Di recente ho tenuto un seminario a Forlì sulla scrittura epistolare. Ho chiesto ai partecipanti (studenti universitari) quanti di loro avessero scritto almeno una lettera nell’ultimo anno. Non un messaggino, non una missiva di carattere pratico o informativo: una vera e propria lettera privata. Moltissime braccia si sono alzate. E negli ultimi due anni? Quasi tutti. 

Ma non appartenevano al passato, le lettere, insieme al loro macchinoso apparato di minute, buste, francobolli e cassette postali?

Per comporre la loro lettera, buona parte di quelle mani sollevate si erano mosse probabilmente su una tastiera. Ma il loro gesto tecnico era comunque lo stesso che si compie da almeno due millenni e mezzo. 

“Lesis scrive questa lettera a Xenocle e a sua madre perché in nessun modo dimentichino che egli sta morendo nella fonderia… Io sono in balia di un uomo totalmente malvagio; io perisco sotto la sua frusta, sono schiavizzato e maltrattato sempre di più, sempre di più”: Atene, V secolo a.C.. Armando Petrucci, che apre il suo bellissimo Scrivere lettere con la missiva di Lesis, lo chiude denunciando la crisi di questa forma di scrittura. A suo dire il tradizionale schema testuale viene ormai ignorato, le formule di cortesia sono tralasciate o irrise, il testo risulta irrimediabilmente impoverito.

Eppure la lettera privata, come il libro secondo Umberto Eco, è un’invenzione perfetta e non migliorabile. Alcuni suoi caratteri formali sono venuti a mancare, o più spesso vengono radicalmente reinventati (uno dei sintomi della rivoluzione espressiva del romanticismo), ma Fabio Magro osserva che “le coordinate fondamentali del genere… giungono a noi pressoché intatte”. Apriamo ancora, di norma, le lettere con un nome, unito a un aggettivo che in tutte le lingue occidentali indica sia affetto che valore economico, a ricordarci che la lettera congiunge la sfera emotiva a quella pragmatica. Intrecciamo repliche e notizie, annunciamo la conclusione, firmiamo, aggiungiamo un poscritto. 

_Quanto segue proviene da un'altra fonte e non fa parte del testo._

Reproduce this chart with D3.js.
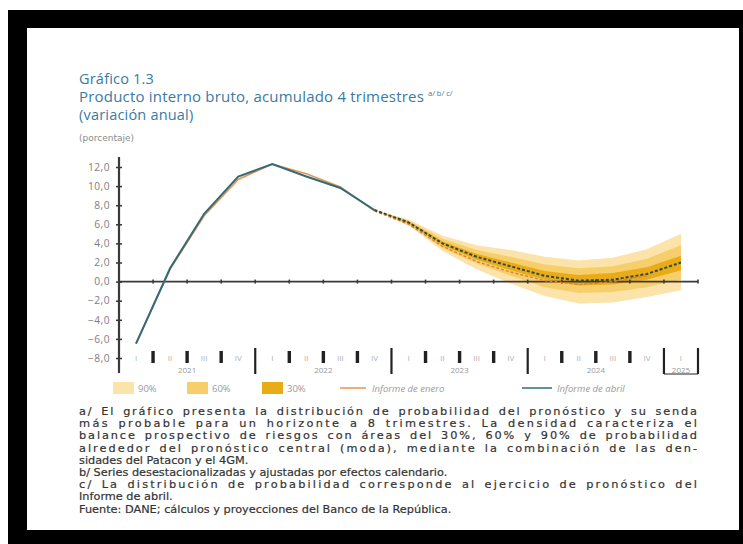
<!DOCTYPE html>
<html><head><meta charset="utf-8">
<script src="https://cdn.jsdelivr.net/npm/d3@7"></script>
<style>body{margin:0;background:#fff}svg{display:block}</style>
</head><body>
<svg id="c" width="743" height="544"></svg>
<script>
// ---------- DATA ----------
const quarters = ["2021Q1","2021Q2","2021Q3","2021Q4","2022Q1","2022Q2","2022Q3","2022Q4",
  "2023Q1","2023Q2","2023Q3","2023Q4","2024Q1","2024Q2","2024Q3","2024Q4","2025Q1"];
const quarterLabels = ["I","II","III","IV","I","II","III","IV","I","II","III","IV","I","II","III","IV","I"];
const years = ["2021","2022","2023","2024","2025"];
const yTicks = [-8,-6,-4,-2,0,2,4,6,8,10,12];

// Informe de abril (observed)
const abrilHist = [-6.5, 1.4, 7.1, 11.0, 12.3, 11.0, 9.8, 7.5];
// Informe de enero (observed + forecast)
const eneroHist = [-6.5, 1.3, 6.9, 10.7, 12.3, 11.3, 9.9, 7.4];
const eneroFcstQ = ["2022Q4","2023Q1","2023Q2","2023Q3","2023Q4","2024Q1","2024Q2","2024Q3","2024Q4"];
const eneroFcst = [7.4, 6.0, 3.7, 2.1, 1.0, 0.1, -0.3, 0.0, 0.6];
// Forecast fan (Informe de abril)
const fanQ = ["2022Q4","2023Q1","2023Q2","2023Q3","2023Q4","2024Q1","2024Q2","2024Q3","2024Q4","2025Q1"];
const mode   = [7.5, 6.2, 4.0, 2.6, 1.6, 0.6, 0.1, 0.2, 0.8, 2.0];
const up90   = [7.5, 6.5, 4.8, 3.8, 3.3, 2.6, 2.2, 2.5, 3.4, 5.0];
const lo90   = [7.5, 5.9, 3.2, 1.3,-0.2,-1.5,-2.3,-2.2,-1.6,-0.9];
const up60   = [7.5, 6.4, 4.5, 3.3, 2.6, 1.8, 1.4, 1.6, 2.4, 3.8];
const lo60   = [7.5, 6.0, 3.5, 1.9, 0.6,-0.6,-1.2,-1.1,-0.6, 0.2];
const up30   = [7.5, 6.3, 4.2, 2.9, 2.0, 1.1, 0.7, 0.9, 1.5, 2.7];
const lo30   = [7.5, 6.1, 3.8, 2.3, 1.2, 0.2,-0.4,-0.3, 0.2, 1.2];

const titleLines = ["Gráfico 1.3","Producto interno bruto, acumulado 4 trimestres","(variación anual)"];
const notes = [
 "a/ El gráfico presenta la distribución de probabilidad del pronóstico y su senda",
 "más probable para un horizonte a 8 trimestres. La densidad caracteriza el",
 "balance prospectivo de riesgos con áreas del 30%, 60% y 90% de probabilidad",
 "alrededor del pronóstico central (moda), mediante la combinación de las den-",
 "sidades del Patacon y el 4GM.",
 "b/ Series desestacionalizadas y ajustadas por efectos calendario.",
 "c/ La distribución de probabilidad corresponde al ejercicio de pronóstico del",
 "Informe de abril.",
 "Fuente: DANE; cálculos y proyecciones del Banco de la República."
];
const justified = [true,true,true,true,false,false,true,false,false];

// ---------- DRAW ----------
const svg = d3.select("#c");
const font = "'Open Sans', 'Noto Sans', sans-serif";
const wide = "'DejaVu Sans', Verdana, sans-serif";

// frame
svg.append("rect").attr("x",0).attr("y",0).attr("width",743).attr("height",544).attr("fill","#fff");
svg.append("rect").attr("x",8).attr("y",10).attr("width",735).attr("height",534).attr("fill","#000");
svg.append("rect").attr("x",27).attr("y",28).attr("width",712).attr("height",502).attr("fill","#fff");

// titles
const titleColor = "#3a7aa3";
const tY = [84, 102, 120];
titleLines.forEach((t,i)=>{
  const tt = svg.append("text").attr("x",79).attr("y",tY[i]).attr("font-family",font)
    .attr("font-size",14.5).attr("fill",titleColor).attr("font-weight",500).attr("letter-spacing",0.2).text(t);
  if (i===1) tt.attr("textLength",345).attr("lengthAdjust","spacingAndGlyphs");
});
svg.append("text").attr("x",428).attr("y",96).attr("font-family",font)
  .attr("font-size",7.5).attr("fill",titleColor).text("a/ b/ c/");
svg.append("text").attr("x",79).attr("y",141).attr("font-family",wide)
  .attr("font-size",9).attr("fill","#8a8a8a").text("(porcentaje)");

// scales
const x = d3.scaleBand().domain(quarters).range([119, 698]).padding(0);
const cx = q => x(q) + x.bandwidth()/2;
const y = d3.scaleLinear().domain([-8, 12]).range([358, 167]);

// fan
const area = (lo, up) => d3.area().x((d,i)=>cx(fanQ[i])).y0((d,i)=>y(lo[i])).y1((d,i)=>y(up[i]));
const g = svg.append("g");
g.append("path").datum(fanQ).attr("d", area(lo90, up90)).attr("fill","#fbe3a9");
g.append("path").datum(fanQ).attr("d", area(lo60, up60)).attr("fill","#f6cf6c");
g.append("path").datum(fanQ).attr("d", area(lo30, up30)).attr("fill","#e9ab18");

// zero line
const x0 = x.range()[0], x1 = x.range()[1];
svg.append("line").attr("x1",x0).attr("x2",x1).attr("y1",y(0)).attr("y2",y(0))
  .attr("stroke","#3a3a3a").attr("stroke-width",1.6);
quarters.slice(1).concat(["end"]).forEach((q,i)=>{
  const xx = q==="end" ? x1 : x(q);
  svg.append("line").attr("x1",xx).attr("x2",xx).attr("y1",y(0)-2).attr("y2",y(0)+2)
    .attr("stroke","#3a3a3a").attr("stroke-width",1.6);
});

// lines
const line = d3.line().x(d=>cx(d.q)).y(d=>y(d.v));
const eneroH = eneroHist.map((v,i)=>({q:quarters[i],v}));
const eneroF = eneroFcst.map((v,i)=>({q:eneroFcstQ[i],v}));
const abrilH = abrilHist.map((v,i)=>({q:quarters[i],v}));
const modeF  = mode.map((v,i)=>({q:fanQ[i],v}));
svg.append("path").datum(eneroH).attr("d",line).attr("fill","none").attr("stroke","#e89550").attr("stroke-width",1.6);
svg.append("path").datum(eneroF).attr("d",line).attr("fill","none").attr("stroke","#e0803a").attr("stroke-width",1.4).attr("stroke-dasharray","3,2");
svg.append("path").datum(abrilH).attr("d",line).attr("fill","none").attr("stroke","#2f6b78").attr("stroke-width",2);
svg.append("path").datum(modeF).attr("d",line).attr("fill","none").attr("stroke","#2d4a48").attr("stroke-width",2).attr("stroke-dasharray","3,2");

// y axis
const yAxis = d3.axisLeft(y).tickValues(yTicks).tickSize(0).tickPadding(9)
  .tickFormat(d => d3.format(".1f")(d).replace(".",",").replace("-","−"));
const ya = svg.append("g").attr("transform",`translate(${x0},0)`).call(yAxis);
ya.select(".domain").remove();
ya.selectAll("text").attr("font-family",font).attr("font-size",10.2).attr("fill","#7e7e7e").attr("letter-spacing",0.5);
ya.selectAll(".tick").append("line").attr("x1",-3).attr("x2",3).attr("stroke","#333").attr("stroke-width",1.5);
svg.append("line").attr("x1",x0).attr("x2",x0).attr("y1",157).attr("y2",373)
  .attr("stroke","#3a3a3a").attr("stroke-width",2.2);

// x category row
const rowY = 361;
quarters.forEach((q,i)=>{
  svg.append("text").attr("x",cx(q)).attr("y",rowY).attr("text-anchor","middle")
    .attr("font-family",font).attr("font-size",8).attr("fill","#b0b0b0").text(quarterLabels[i]);
  if (i>0) {
    const xx = x(q);
    if (quarterLabels[i]==="I") {
      svg.append("line").attr("x1",xx).attr("x2",xx).attr("y1",348).attr("y2",374)
        .attr("stroke","#222").attr("stroke-width",2.2);
    } else {
      svg.append("rect").attr("x",xx-1.7).attr("y",351).attr("width",3.4).attr("height",12).attr("fill","#222");
    }
  }
});
svg.append("line").attr("x1",x1).attr("x2",x1).attr("y1",348).attr("y2",374).attr("stroke","#222").attr("stroke-width",2.2);
svg.append("line").attr("x1",x(quarters[16])).attr("x2",x1).attr("y1",374).attr("y2",374).attr("stroke","#222").attr("stroke-width",1.2);
years.forEach((yr,i)=>{
  const qs = quarters.filter(q=>q.startsWith(yr));
  const a = x(qs[0]), b = x(qs[qs.length-1]) + x.bandwidth();
  svg.append("text").attr("x",(a+b)/2).attr("y",373).attr("text-anchor","middle")
    .attr("font-family",font).attr("font-size",8).attr("fill","#9a9a9a").text(yr);
});

// legend
const leg = svg.append("g").attr("font-family",font).attr("font-size",9.5).attr("fill","#9a9a9a");
const legY = 388;
[["90%","#fbe3a9",113],["60%","#f6cf6c",187],["30%","#e9ab18",262]].forEach(([t,c,lx])=>{
  leg.append("rect").attr("x",lx).attr("y",legY-6).attr("width",21).attr("height",12).attr("fill",c);
  leg.append("text").attr("x",lx+25).attr("y",legY+3.5).text(t);
});
leg.append("line").attr("x1",340).attr("x2",366).attr("y1",legY).attr("y2",legY).attr("stroke","#e89550").attr("stroke-width",1.5);
leg.append("text").attr("x",372).attr("y",legY+3.5).attr("font-style","italic").text("Informe de enero");
leg.append("line").attr("x1",522).attr("x2",552).attr("y1",legY).attr("y2",legY).attr("stroke","#2f6b78").attr("stroke-width",1.5);
leg.append("text").attr("x",557).attr("y",legY+3.5).attr("font-style","italic").text("Informe de abril");

// notes (justified: word spacing first, then letter spacing)
notes.forEach((t,i)=>{
  const tx = svg.append("text").attr("x",79).attr("y",415 + i*12.2).attr("font-family",wide)
    .attr("font-size",11.3).attr("fill","#333").attr("stroke","#333").attr("stroke-width",0.2).text(t);
  if (justified[i]) {
    const w = tx.node().getComputedTextLength();
    const spaces = (t.match(/ /g) || []).length;
    let extra = 618 - w;
    const ws = Math.min(extra / spaces, 2.5);
    extra -= ws * spaces;
    const ls = extra / (t.length - 1);
    tx.attr("word-spacing", ws).attr("letter-spacing", ls);
  }
});
</script>
</body></html>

La lettera conserva queste strutture inalterate per un motivo molto semplice: rispondono a una necessità reale, poggiano sicure sulla propria indiscutibile efficacia nella gestione di un canale comunicativo primario, forse il fondamento stesso della comunicazione. Servono (in modo eccellente) a far sapere i fatti propri.